:: Dataset excerpts

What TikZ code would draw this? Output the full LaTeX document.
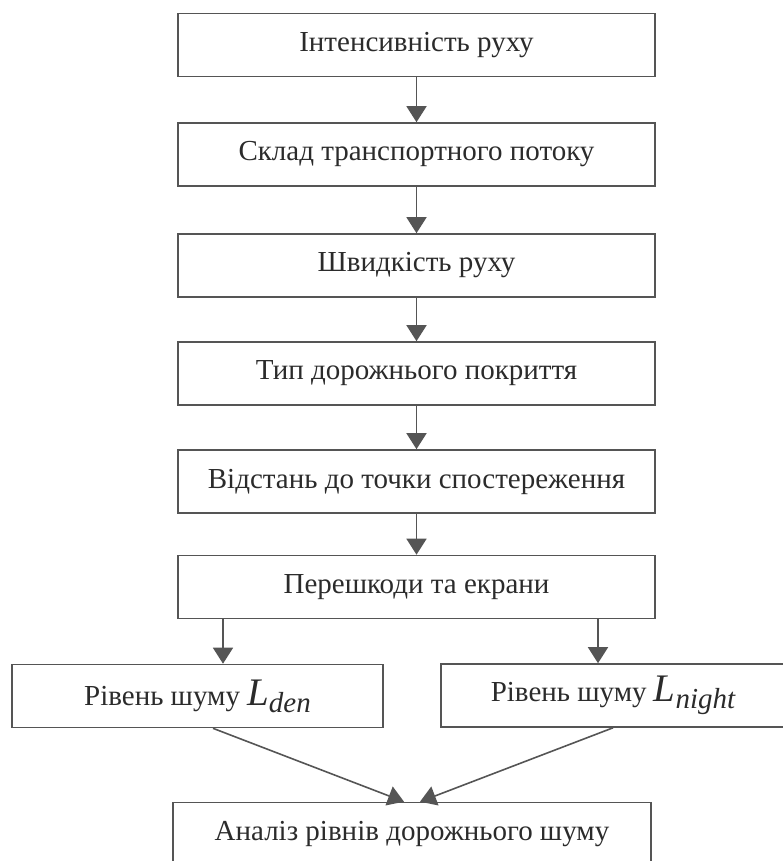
\documentclass[tikz,border=0pt]{standalone}
\usepackage{fontspec}
\setmainfont{Liberation Serif}
\usetikzlibrary{arrows.meta}
\definecolor{linegray}{HTML}{555555}
\definecolor{textgray}{HTML}{2B2B2B}
\newcommand{\Lsub}[1]{{\fontsize{39}{40}\selectfont\itshape L}\raisebox{-7pt}{\itshape #1}}
\begin{document}
\begin{tikzpicture}
[x=1pt,y=-1pt,
 box/.style={draw=linegray,line width=1.6pt,minimum height=63pt,inner sep=0pt,
  text=textgray,font=\fontsize{29}{31}\selectfont},
 arr/.style={draw=linegray,line width=1.6pt,-{Triangle[length=16pt,width=20pt]}}]
\useasboundingbox (0,0) rectangle (783,861);
\node[box,minimum width=477pt] (intens) at (416.5,45) {Інтенсивність руху};
\node[box,minimum width=477pt] (sklad) at (416.5,154.5) {Склад транспортного потоку};
\node[box,minimum width=477pt] (shvyd) at (416.5,265.5) {Швидкість руху};
\node[box,minimum width=477pt] (pokr) at (416.5,373.5) {Тип дорожнього покриття};
\node[box,minimum width=477pt] (vidst) at (416.5,481.5) {Відстань до точки спостереження};
\node[box,minimum width=477pt] (pereshk) at (416.5,587) {Перешкоди та екрани};
\node[box,minimum width=371pt] (lden) at (197.5,696) {Рівень шуму \Lsub{den}};
\node[box,minimum width=344pt] (lnight) at (613,695.5) {Рівень шуму \Lsub{night}};
\node[box,minimum width=478pt] (analiz) at (412,834) {Аналіз рівнів дорожнього шуму};
\draw[arr] (intens) -- (sklad);
\draw[arr] (sklad) -- (shvyd);
\draw[arr] (shvyd) -- (pokr);
\draw[arr] (pokr) -- (vidst);
\draw[arr] (vidst) -- (pereshk);
\draw[arr] ([xshift=25.5pt]lden.north |- pereshk.south) -- ([xshift=25.5pt]lden.north);
\draw[arr] ([xshift=-15pt]lnight.north |- pereshk.south) -- ([xshift=-15pt]lnight.north);
\draw[arr] ([xshift=15.5pt]lden.south) -- ([xshift=-8pt]analiz.north);
\draw[arr] (lnight.south) -- ([xshift=8pt]analiz.north);
\end{tikzpicture}
\end{document}
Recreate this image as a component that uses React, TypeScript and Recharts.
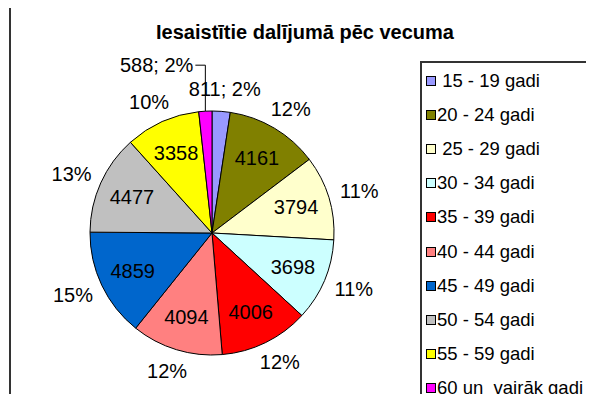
import React from 'react';
import { PieChart, Pie, Cell, Legend } from 'recharts';

const ageGroups = [
  ' 15 - 19 gadi',
  '20 - 24 gadi',
  ' 25 - 29 gadi',
  '30 - 34 gadi',
  '35 - 39 gadi',
  '40 - 44 gadi',
  '45 - 49 gadi',
  '50 - 54 gadi',
  '55 - 59 gadi',
  '60 un  vairāk gadi',
];
const participants = [811, 4161, 3794, 3698, 4006, 4094, 4859, 4477, 3358, 588];
// percentages as printed on the chart (Excel rounds them to sum 100)
const shareLabels = ['2%', '12%', '11%', '11%', '12%', '12%', '15%', '13%', '10%', '2%'];
const sliceColors = [
  '#9999FF', '#808000', '#FFFFCC', '#CCFFFF', '#FF0000',
  '#FF8080', '#0066CC', '#C0C0C0', '#FFFF00', '#FF00FF',
];

const data = ageGroups.map((name, i) => ({ name, value: participants[i] }));

const RADIAN = Math.PI / 180;
const FONT = 'Arial, "Liberation Sans", sans-serif';

function SliceLabel(props: any) {
  const { cx, cy, midAngle, outerRadius, index, value } = props;
  const cos = Math.cos(-midAngle * RADIAN);
  const sin = Math.sin(-midAngle * RADIAN);
  const share = shareLabels[index];
  const textProps = { fill: '#000', fontFamily: FONT, fontSize: 20, dominantBaseline: 'central' as const };

  // tiny slices get "value; pct" outside, the left one pulled up with a leader
  if (value < 1000) {
    const ex = cx + outerRadius * cos;
    const ey = cy + outerRadius * sin;
    if (cos < 0) {
      const ly = ey - 46;
      return (
        <g>
          <polyline points={`${ex},${ey} ${ex},${ly} ${ex - 10},${ly}`} fill="none" stroke="#000" strokeWidth={1} />
          <text x={ex - 12} y={ly} textAnchor="end" {...textProps}>{`${value}; ${share}`}</text>
        </g>
      );
    }
    const d = outerRadius + 12;
    return (
      <text x={cx + d * cos + cos * 36} y={cy + d * sin + sin * 10} textAnchor="middle" {...textProps}>
        {`${value}; ${share}`}
      </text>
    );
  }

  const ri = outerRadius * 0.72;
  const ro = outerRadius + 12;
  return (
    <g>
      <text x={cx + ri * cos} y={cy + ri * sin} textAnchor="middle" {...textProps}>{value}</text>
      <text x={cx + ro * cos + cos * 20} y={cy + ro * sin + sin * 10} textAnchor="middle" {...textProps}>
        {share}
      </text>
    </g>
  );
}

function LegendBox({ payload }: any) {
  // keep the data order (recharts sorts legend items by name)
  const items = [...(payload || [])].sort(
    (a: any, b: any) => ageGroups.indexOf(a.value) - ageGroups.indexOf(b.value)
  );
  return (
    <div
      style={{
        borderLeft: '2px solid #333',
        borderTop: '2px solid #333',
        borderRight: '2px solid #333',
        height: 360,
        paddingTop: 1,
        boxSizing: 'border-box',
      }}
    >
      {items.map((entry: any, i: number) => (
        <div key={i} style={{ display: 'flex', alignItems: 'center', height: 34.1 }}>
          <span
            style={{
              display: 'inline-block',
              width: 8,
              height: 8,
              marginLeft: 4,
              marginRight: 1,
              background: entry.color,
              border: '1px solid #000',
              flexShrink: 0,
            }}
          />
          <span style={{ fontFamily: FONT, fontSize: 18.5, color: '#000', whiteSpace: 'pre' }}>{entry.value}</span>
        </div>
      ))}
    </div>
  );
}

export default function App() {
  return (
    <div style={{ position: 'relative', width: 594, height: 402, margin: -8, overflow: 'hidden', background: '#fff' }}>
      <div
        style={{
          position: 'absolute',
          left: 9,
          top: 6,
          width: 600,
          height: 420,
          borderLeft: '2px solid #333',
          borderTop: '2px solid #333',
        }}
      />
      <div
        style={{
          position: 'absolute',
          left: 10,
          top: 20,
          width: 590,
          textAlign: 'center',
          fontFamily: FONT,
          fontWeight: 'bold',
          fontSize: 20,
          lineHeight: '24px',
          color: '#000',
        }}
      >
        Iesaistītie dalījumā pēc vecuma
      </div>
      <div style={{ position: 'absolute', left: 0, top: 0 }}>
        <PieChart width={594} height={402} margin={{ top: 0, right: 0, bottom: 0, left: 0 }}>
          <Pie
            data={data}
            dataKey="value"
            nameKey="name"
            cx={212}
            cy={233}
            outerRadius={122}
            startAngle={90}
            endAngle={-270}
            stroke="#000"
            strokeWidth={1}
            label={SliceLabel}
            labelLine={false}
            isAnimationActive={false}
          >
            {data.map((_, i) => (
              <Cell key={i} fill={sliceColors[i]} />
            ))}
          </Pie>
          <Legend
            layout="vertical"
            verticalAlign="top"
            align="right"
            content={LegendBox}
            wrapperStyle={{ position: 'absolute', left: 420, top: 61, width: 180 }}
          />
        </PieChart>
      </div>
    </div>
  );
}
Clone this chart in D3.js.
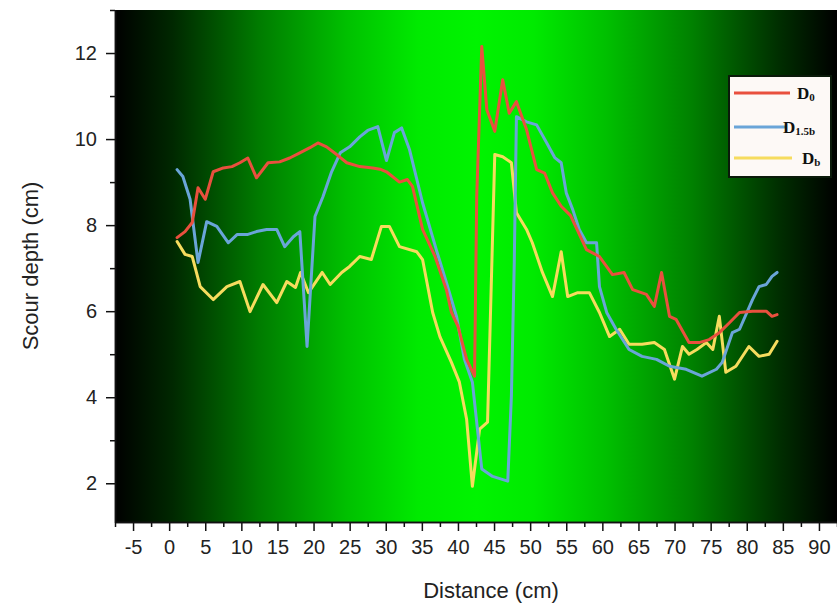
<!DOCTYPE html>
<html><head><meta charset="utf-8">
<script src="https://cdn.jsdelivr.net/npm/d3@7"></script>
<style>
html,body{margin:0;padding:0;background:#fff;}
svg{display:block;font-family:"Liberation Sans",Arial,sans-serif;}
</style></head>
<body><svg id="c" width="837" height="608"></svg>
<script>
// ---------- data ----------
const xTicks = [-5,0,5,10,15,20,25,30,35,40,45,50,55,60,65,70,75,80,85,90];
const yTicks = [2,4,6,8,10,12];
const seriesNames = ["D0","D1.5b","Db"];
const seriesColors = ["#e9503e","#6aa5d8","#f6dc5e"];

const d0X = [1.1,2.2,3.2,4.0,5.0,6.1,7.5,8.7,9.8,10.9,12.1,13.7,15.3,16.7,18.1,19.5,20.6,21.8,23.2,24.6,26.4,28.2,29.2,30.1,31.9,33.0,33.7,35.1,36.8,38.4,39.1,40.0,41.2,42.3,42.6,43.3,44.0,45.1,46.2,47.1,48.1,49.5,50.9,52.0,53.1,54.3,55.6,57.8,59.6,61.4,63.0,64.2,66.1,67.2,68.2,69.3,70.2,72.0,73.4,74.8,76.2,77.6,79.0,80.8,82.7,83.5,84.2];
const d0Y = [7.71,7.85,8.06,8.87,8.6,9.24,9.33,9.36,9.45,9.56,9.1,9.45,9.47,9.56,9.68,9.8,9.91,9.82,9.64,9.45,9.36,9.33,9.3,9.24,9.0,9.06,8.9,7.9,7.28,6.5,5.97,5.65,4.88,4.49,8.67,12.15,10.68,10.18,11.38,10.6,10.87,10.22,9.29,9.21,8.75,8.44,8.22,7.43,7.27,6.85,6.9,6.5,6.39,6.11,6.9,5.88,5.81,5.27,5.27,5.34,5.5,5.73,5.97,6.0,6.0,5.88,5.92];

const d15X = [1.1,1.9,2.9,4.0,5.2,6.6,8.2,9.4,10.8,12.1,13.5,14.9,16.0,17.2,18.1,19.1,20.2,21.3,22.5,23.7,25.0,26.4,27.5,28.9,30.1,31.2,32.2,33.3,35.1,37.0,38.4,39.8,40.9,42.0,42.7,43.3,44.8,46.9,47.4,47.8,48.1,49.5,50.9,52.3,53.4,54.3,55.0,55.9,56.8,57.8,59.2,59.6,60.6,61.9,63.7,65.5,67.5,69.3,71.6,73.8,75.8,76.6,78.0,79.0,80.8,81.7,82.7,83.5,84.2];
const d15Y = [9.29,9.13,8.6,7.13,8.08,7.97,7.59,7.78,7.78,7.85,7.9,7.9,7.5,7.73,7.85,5.18,8.2,8.66,9.24,9.68,9.82,10.05,10.2,10.29,9.5,10.15,10.26,9.75,8.52,7.43,6.67,5.88,4.88,4.35,3.26,2.33,2.16,2.05,4.02,7.13,10.52,10.4,10.33,9.91,9.57,9.45,8.75,8.36,7.9,7.59,7.59,6.57,5.97,5.58,5.11,4.95,4.88,4.72,4.65,4.49,4.65,4.81,5.5,5.58,6.27,6.57,6.62,6.81,6.9];

const dbX = [1.1,2.2,3.2,4.3,6.1,8.0,9.8,11.2,13.0,14.9,16.3,17.5,18.2,19.3,21.2,22.3,23.9,25.0,26.4,28.0,29.4,30.5,31.9,34.3,35.1,36.5,37.5,39.1,40.2,41.2,42.0,43.0,44.1,45.1,46.2,47.4,48.1,49.5,50.3,51.7,53.1,54.3,55.2,56.6,58.2,59.6,61.0,62.4,63.7,65.5,67.2,68.6,70.0,71.1,72.0,73.1,74.4,75.3,76.2,77.1,78.5,80.3,81.7,83.1,84.2];
const dbY = [7.62,7.32,7.27,6.57,6.27,6.57,6.69,5.99,6.62,6.2,6.69,6.55,6.9,6.43,6.9,6.62,6.9,7.04,7.27,7.2,7.97,7.97,7.5,7.38,7.2,5.97,5.41,4.81,4.35,3.49,1.93,3.26,3.42,9.64,9.59,9.45,8.29,7.9,7.59,6.9,6.34,7.38,6.34,6.43,6.43,5.97,5.41,5.58,5.23,5.23,5.27,5.11,4.42,5.18,5.0,5.11,5.27,5.11,5.88,4.58,4.72,5.18,4.95,5.0,5.3];

// ---------- layout ----------
const svg = d3.select("#c");
const L = 115, R = 837, T = 10, B = 522;
const x = d3.scaleLinear().domain([-7.5, 92.5]).range([L, R]);
const y = d3.scaleLinear().domain([1.1, 13]).range([B, T]);

const defs = svg.append("defs");
const g = defs.append("linearGradient").attr("id","bg")
  .attr("gradientUnits","userSpaceOnUse").attr("x1",L).attr("x2",R).attr("y1",0).attr("y2",0);
[[0,"#000000"],[0.08,"#002800"],[0.2,"#007c00"],[0.32,"#00c000"],[0.42,"#00ea00"],[0.5,"#00f400"],
 [0.58,"#00ea00"],[0.68,"#00c000"],[0.8,"#008000"],[0.92,"#002e00"],[1,"#000000"]]
 .forEach(([o,c]) => g.append("stop").attr("offset",o).attr("stop-color",c));

svg.append("rect").attr("x",L).attr("y",T).attr("width",R-L).attr("height",B-T).attr("fill","url(#bg)");

// axes
const xMinor = d3.range(-7.5, 92.6, 2.5).filter(v => !xTicks.includes(v));
const yMinor = [3,5,7,9,11,13];
const plain = d => String(d);
const axStyle = s => { s.selectAll("path").attr("stroke","#111").attr("stroke-width",1.5);
  s.selectAll("line").attr("stroke","#111").attr("stroke-width",1.5); };

svg.append("g").attr("transform",`translate(0,${B})`)
  .call(d3.axisBottom(x).tickValues(xMinor).tickSize(5).tickFormat("").tickSizeOuter(0)).call(axStyle);
svg.append("g").attr("transform",`translate(0,${B})`)
  .call(d3.axisBottom(x).tickValues(xTicks).tickFormat(plain).tickSize(9).tickPadding(9).tickSizeOuter(0)).call(axStyle)
  .selectAll("text").attr("font-size",20).attr("fill","#222").attr("font-family","Liberation Sans, Arial");

svg.append("g").attr("transform",`translate(${L},0)`)
  .call(d3.axisLeft(y).tickValues(yMinor).tickSize(5).tickFormat("").tickSizeOuter(0)).call(axStyle);
svg.append("g").attr("transform",`translate(${L},0)`)
  .call(d3.axisLeft(y).tickValues(yTicks).tickFormat(plain).tickSize(9).tickPadding(9).tickSizeOuter(0)).call(axStyle)
  .selectAll("text").attr("font-size",20).attr("fill","#222").attr("font-family","Liberation Sans, Arial");

svg.append("text").attr("x",(L+R)/2+15).attr("y",598).attr("text-anchor","middle")
  .attr("font-size",22).attr("fill","#222").text("Distance (cm)");
svg.append("text").attr("transform",`translate(38,${(T+B)/2}) rotate(-90)`).attr("text-anchor","middle")
  .attr("font-size",22).attr("fill","#222").text("Scour depth (cm)");

// lines
const series = [
  {name:seriesNames[0], xs:d0X, ys:d0Y, color:seriesColors[0]},
  {name:seriesNames[1], xs:d15X, ys:d15Y, color:seriesColors[1]},
  {name:seriesNames[2], xs:dbX, ys:dbY, color:seriesColors[2]}
];
const line = d3.line().x(d => x(d[0])).y(d => y(d[1]));
[series[2], series[1], series[0]].forEach(s => {
  svg.append("path").attr("d", line(s.xs.map((v,i) => [v, s.ys[i]])))
    .attr("fill","none").attr("stroke",s.color).attr("stroke-width",3)
    .attr("stroke-linejoin","round").attr("stroke-linecap","round");
});

// legend
const lg = svg.append("g");
lg.append("rect").attr("x",729).attr("y",76).attr("width",102).attr("height",101)
  .attr("fill","#fdf9f6").attr("stroke","#0a1a0a").attr("stroke-width",2);
const legY = [93,127,158];
const lineEnd = [790,787,792];
series.forEach((s,i) => {
  lg.append("line").attr("x1",734).attr("x2",lineEnd[i]).attr("y1",legY[i]).attr("y2",legY[i])
    .attr("stroke",s.color).attr("stroke-width",3);
});
const lt = (xx,yy,main,sub) => {
  const t = lg.append("text").attr("x",xx).attr("y",yy).attr("font-family","Liberation Serif, Times New Roman, serif")
    .attr("font-weight","bold").attr("fill","#111");
  t.append("tspan").attr("font-size",17).text(main);
  t.append("tspan").attr("font-size",11).attr("dy",2).text(sub);
};
lt(797,99,"D","0");
lt(783,133,"D","1.5b");
lt(802,164,"D","b");
</script></body></html>
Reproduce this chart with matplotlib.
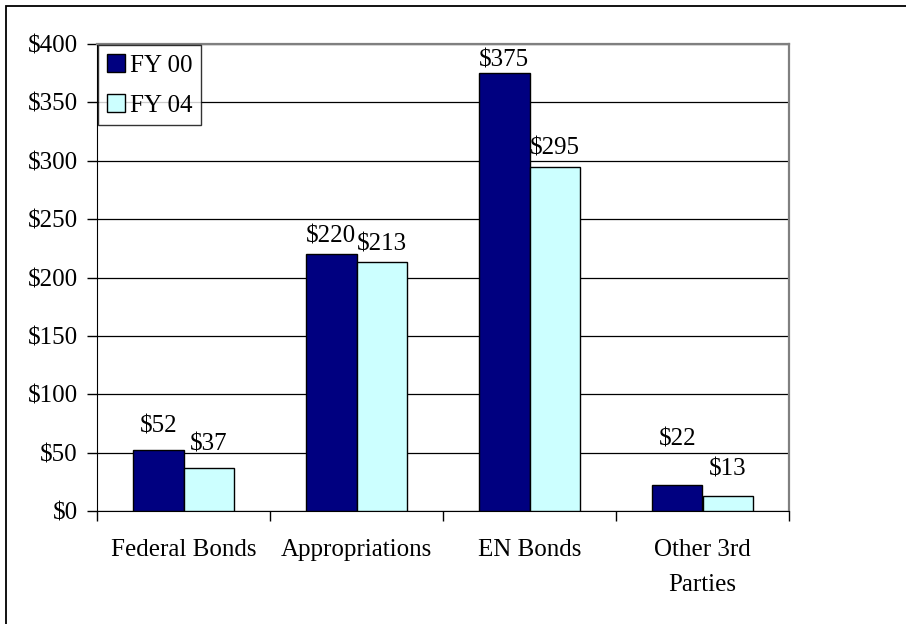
import matplotlib
matplotlib.use("Agg")
import matplotlib.pyplot as plt
from matplotlib.patches import Rectangle
import numpy as np

categories = ["Federal Bonds", "Appropriations", "EN Bonds", "Other 3rd\nParties"]
series_names = ["FY 00", "FY 04"]
fy00 = [52, 220, 375, 22]
fy04 = [37, 213, 295, 13]
yticks = [0, 50, 100, 150, 200, 250, 300, 350, 400]
label_offsets00 = [9, 5, 1, 25]
label_offsets04 = [9, 5, 5, 11]

plt.rcParams['font.family'] = ['Liberation Serif', 'DejaVu Serif']
FS = 18

W, H = 906, 624
fig = plt.figure(figsize=(W / 100, H / 100), dpi=100)
fig.patch.set_facecolor('white')
# outer chart border (only top and left visible in the reference)
fig.patches.append(Rectangle((6 / W, -0.1), 1.2, 1 - 6 / H + 0.1,
                             transform=fig.transFigure, fill=False,
                             edgecolor='black', lw=1.3))

ax = fig.add_axes([97 / W, 1 - 511 / H, (789 - 97) / W, (511 - 44) / H])
x = np.arange(len(categories))
bw = 0.29
b1 = ax.bar(x - bw / 2, fy00, bw, color='#000080', edgecolor='black', lw=1.0,
            label=series_names[0], zorder=3)
b2 = ax.bar(x + bw / 2, fy04, bw, color='#CCFFFF', edgecolor='black', lw=1.0,
            label=series_names[1], zorder=3)

for rect, v, off in zip(b1, fy00, label_offsets00):
    ax.annotate(f"${v}", (rect.get_x() + rect.get_width() / 2, v),
                xytext=(0, off), textcoords='offset points',
                ha='center', va='bottom', fontsize=FS, zorder=4,
                annotation_clip=False)
for rect, v, off in zip(b2, fy04, label_offsets04):
    ax.annotate(f"${v}", (rect.get_x() + rect.get_width() / 2, v),
                xytext=(0, off), textcoords='offset points',
                ha='center', va='bottom', fontsize=FS, zorder=4,
                annotation_clip=False)

ax.set_xlim(-0.5, len(categories) - 0.5)
ax.set_ylim(0, 400)
ax.set_yticks(yticks)
ax.set_yticklabels([f"${t}" for t in yticks], fontsize=FS)
ax.yaxis.grid(True, color='black', lw=0.9, zorder=0)
ax.set_axisbelow(True)

ax.set_xticks(x)
ax.set_xticklabels(categories, fontsize=FS, linespacing=1.75)
ax.tick_params(axis='x', which='major', length=0, pad=20)
ax.set_xticks(np.arange(len(categories) + 1) - 0.5, minor=True)
ax.tick_params(axis='x', which='minor', length=7, width=1, direction='out')
ax.tick_params(axis='y', length=7, width=1, direction='out', pad=7)

for s in ['top', 'right']:
    ax.spines[s].set_color('#808080')
    ax.spines[s].set_linewidth(1.6)
ax.spines['left'].set_color('black')
ax.spines['bottom'].set_color('black')

leg = ax.legend(loc='upper left', bbox_to_anchor=(0.0, 1.0), fontsize=FS,
                frameon=True, fancybox=False, edgecolor='black',
                handlelength=0.7, handleheight=0.7, handletextpad=0.2,
                borderpad=0.35, labelspacing=0.7, borderaxespad=0.05)
leg.get_frame().set_linewidth(1.0)

fig.savefig("out.png", dpi=100)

::::

→ To do:
Output exactly the lines from the one containing "Reproduce this chart with matplotlib." through the one containing "edgecolor='black', lw=1.3))", both included, and nothing else; leave out any pictures.

→ Answer to the exercise:
Reproduce this chart with matplotlib.
import matplotlib
matplotlib.use("Agg")
import matplotlib.pyplot as plt
from matplotlib.patches import Rectangle
import numpy as np

categories = ["Federal Bonds", "Appropriations", "EN Bonds", "Other 3rd\nParties"]
series_names = ["FY 00", "FY 04"]
fy00 = [52, 220, 375, 22]
fy04 = [37, 213, 295, 13]
yticks = [0, 50, 100, 150, 200, 250, 300, 350, 400]
label_offsets00 = [9, 5, 1, 25]
label_offsets04 = [9, 5, 5, 11]

plt.rcParams['font.family'] = ['Liberation Serif', 'DejaVu Serif']
FS = 18

W, H = 906, 624
fig = plt.figure(figsize=(W / 100, H / 100), dpi=100)
fig.patch.set_facecolor('white')
# outer chart border (only top and left visible in the reference)
fig.patches.append(Rectangle((6 / W, -0.1), 1.2, 1 - 6 / H + 0.1,
                             transform=fig.transFigure, fill=False,
                             edgecolor='black', lw=1.3))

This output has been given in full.